En las ciudades no reparamos en rincones habituales para nosotros, pero asombrosos para los que nos visitan. Es un ejercicio muy divertido ver las caras de los equipos visitantes cuando buscan el pabellón de la arena y sólo ven un bloque de edificios. No existe en toda España otro pabellón integrado en una calle de esa forma. En un barrio lleno de vida, de ambiente, bares, restaurantes, inolvidable aquel antiguo Lucense y su queso de teta. Pues en el interior de una manzana encuentran una de las canchas más bonitas que existen. Lo último que se esperan es que entrando por un casi portal aparezca el sitio donde van a jugar.

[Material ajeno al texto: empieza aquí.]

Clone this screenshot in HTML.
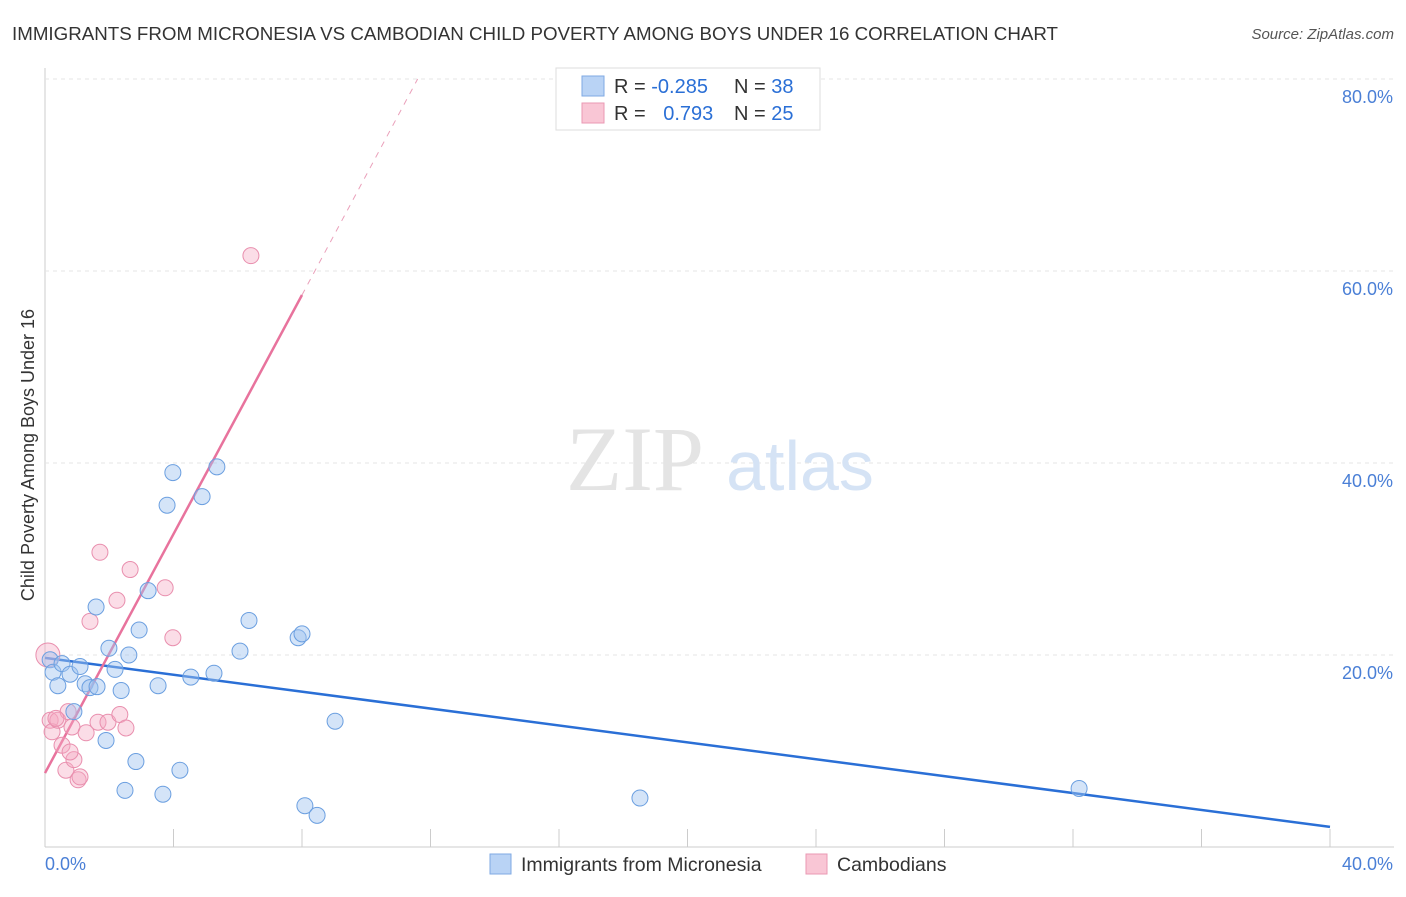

Cualquier equipo que haya competido en el Pabellón lo echa de menos para siempre. Su sensación de conocer los espacios como en el salón de tu casa, de sentir el público, de acogimiento y de calor… He pasado frío en canchas por toda España, pero no recuerdo nunca que hiciese frio en el Pabellón, y menos un día de partido. Cuando, por necesidades de espacio o exigencias de una liga, hacen que algún equipo se traslade, nunca lo supera.
El pabellón fue construido a mediados de los 60, y su primera competición fue una competición de hockey sobre patines. Eso hacía que, hasta su primera reforma, la cancha fuese cemento de dureza diamantina. Hay que imaginarse cómo era jugar al balonmano con aquel mullido piso sobre el que reposabas cada vez que te tirabas o, peor, te tiraban. También tenía otra característica, que luego se remodeló: una balaustrada (palabra que pocas más veces utilicé), como las de los equipos de hockey sobre hielo, detrás de la cual estaban los banquillos.
En los 70 pasaron muchas cosas en el pabellón: mítines políticos de aquellos tiempos convulsos, Fuerza Nueva y Blas Piñar, La Pasionaria… Toda la emoción de una época de cambio, con algún regalo de los vecinos sobre la cubierta, según sus ideas. Hubo boxeo, lucha libre, un equipo de voleibol femenino, el Longchamps, que jugó la final de la Copa, los Globetrotters cuando eran dibujos animados famosos y, sobre todo, los partidos de balonmano del Sporting los domingos por la mañana, con su post partido en el Lucense.
Posteriormente se remodeló, quitaron aquellos anuncios de KAS que había sobre las porterías, y la cancha se hizo más humana y más mullida. Empezaron a llegar los primeros americanos al Gijón Baloncesto. Larry Moffet fue el primero. Vivíamos el día a día de las cosas en directo y perduraban las sensaciones; no como ahora, que ya me olvidé de a quién ficho el Sporting el año pasado. Los míticos coach Figueroa o Ed Johnson compartían momentos con la fauna del pabellón. Y muchos murieron de éxito. Para un equipo subir era irse al Palacio, lo más parecido a un destierro en Siberia. Vimos partidos internacionales, campeonatos de España retransmitidos por TLG, subir a primera femenina al Deportivo Gijón Balonmano y, luego, al Juanfersa a ASOBAL, con un llenazo memorable y la colaboración espontánea de los ultras del Sporting.
Por en medio de todo esto jugamos, dirigimos y vimos partidos, con victorias, derrotas, alegrías y fracasos, pero pocas sensaciones mejores sigo teniendo que la de ir a mi casa, sentarme en la grada y ver un partido como en los aviones, sin cobertura y sin bocina para final del partido, no vaya a protestar la famosa vecina.